Carawan, NC - A North Carolina man will go to prison for one year after selling crabmeat from South America and Asia, that was labeled “Product of USA”, according to ABC 11 News.
Claiming that the crabmeat came from local waters, Philip R. Carawan pleaded guilty for falsely labeling $4 million worth of foreign seafood.
But how often does Seafood label fraud happen? Keep reading below, the answers may shock you.
His company, called Capt. Neill’s Seafood Inc, was given five years probation and must pay a $500,000 fine.
Philip Carawan admitted to incorrectly labeling more than 179,000 pounds of Crabmeat and selling it to retailers and membership clubs.
Capt. Neill’s crabmeat was also sold at the North Carolina state fair since 2004, according to a 2016 Department of Agriculture.

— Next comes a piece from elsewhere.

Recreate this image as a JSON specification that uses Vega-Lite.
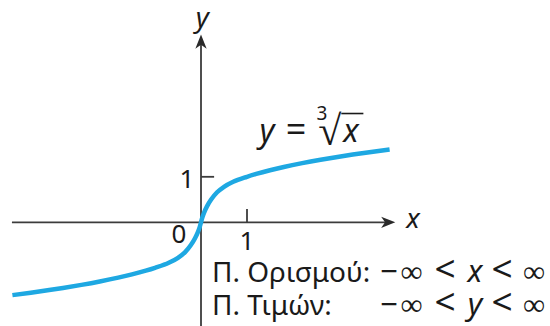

In 2016 the company crab dip was voted “Best New Food”.
"Seafood mislabeling is consumer fraud that undermines efforts of hardworking, honest fisherman and the free market by devaluing the price of domestic seafood," says U.S. Attorney General Norman Acker III.
"In this case, the fraudulent scheme artificially deflated the cost of domestic blue crab and gave Carawan an unacceptable economic advantage over law-abiding competitors." Norman added.
Carawan admitted that he and his company could not deliver the amount of blue crab requested, so he made up the difference by using foreign crabmeat from other countries.
He also admitted that going back to 2012, he had company workers repackage foreign crabmeat into seafood boxes labeled “Product of USA”.
"Individuals and companies who seek to profit from the fraudulent mislabeling of seafood harm American fishermen and consumers," said Assistant Attorney General Jeffrey Bossert Clark, the Justice Department's Environment and Natural Resources Division.
"We are committed to working with our law enforcement partners to hold accountable those who engage in seafood fraud and mislabeling." Jeffrey added.
Seafood Label Fraud Keeps Growing
To make the seafood situation worse, this is not the only company who has been caught selling falsely labeled seafood. In November of 2019 another company in New York was caught selling incorrectly labeled seafood.
National Geographic Says 20% Of Seafood Labels Are Wrong
For more than three years, from 2011- 2014, over 113,000 lbs of giant squid in Peru was imported to America, and then relabeled as a more expensive squid. Totaling a value of over $1.1 million.
The Father and son duo, working for the Seafood company called “Anchor Frozen Foods Inc” admitted to conspiracy to commit wire fraud, and importing giant squid in Peru, marketing it and relabeling it as octopus. They will be fined $250,000 and will face 3-5 years in prison. The corporation will also pay a fine of $500,000 and be on probation for 5 years.
“Seafood fraud is illegal, undermines confidence in the market place, and can have serious consequences for fish, fishermen, the seafood industry and consumers,” said James Landon, Director of the National Oceanic and Atmospheric Administration’s (NOAA) Office of Law Enforcement.
Tracking Seafood With Technology
But this doesn’t deter Loch Durant, a Scotland based salmon fish farm who says they can sample any salmon and forensically identify their fish or not, weeding out the fraudsters who try to apply fake custom labels to their seafood.
This new way of testing the DNA in fish is done by a company called Oritain, A global leader in using forensic science to determine food, fiber and pharmaceutical provenance, Oritain protects the reputations of their customers by forensically tracing the actual products, not packaging or labels. Their approach proves that ‘nature gives everything specific markers that are unique to its origin’.
Food fraud is estimated to cost the food industry about $50 Billion a year, Creating a big headache for chefs, restaurants and diners.
Read: Singapore Researchers Urge Seafood Label Reform After Finding Pork DNA in Seafood Products.
Octopus and Squid – What is the difference?
For those who don’t know, The U.S. Food and Drug administration requires food companies selling squid to mark the species by it’s name: octopus, or as calamari.
Octopus is generally more expensive and can only be sold under the name octopus. Octopus and squid are distinct species, with a big difference in their taxonomy, habitat and physical characteristics.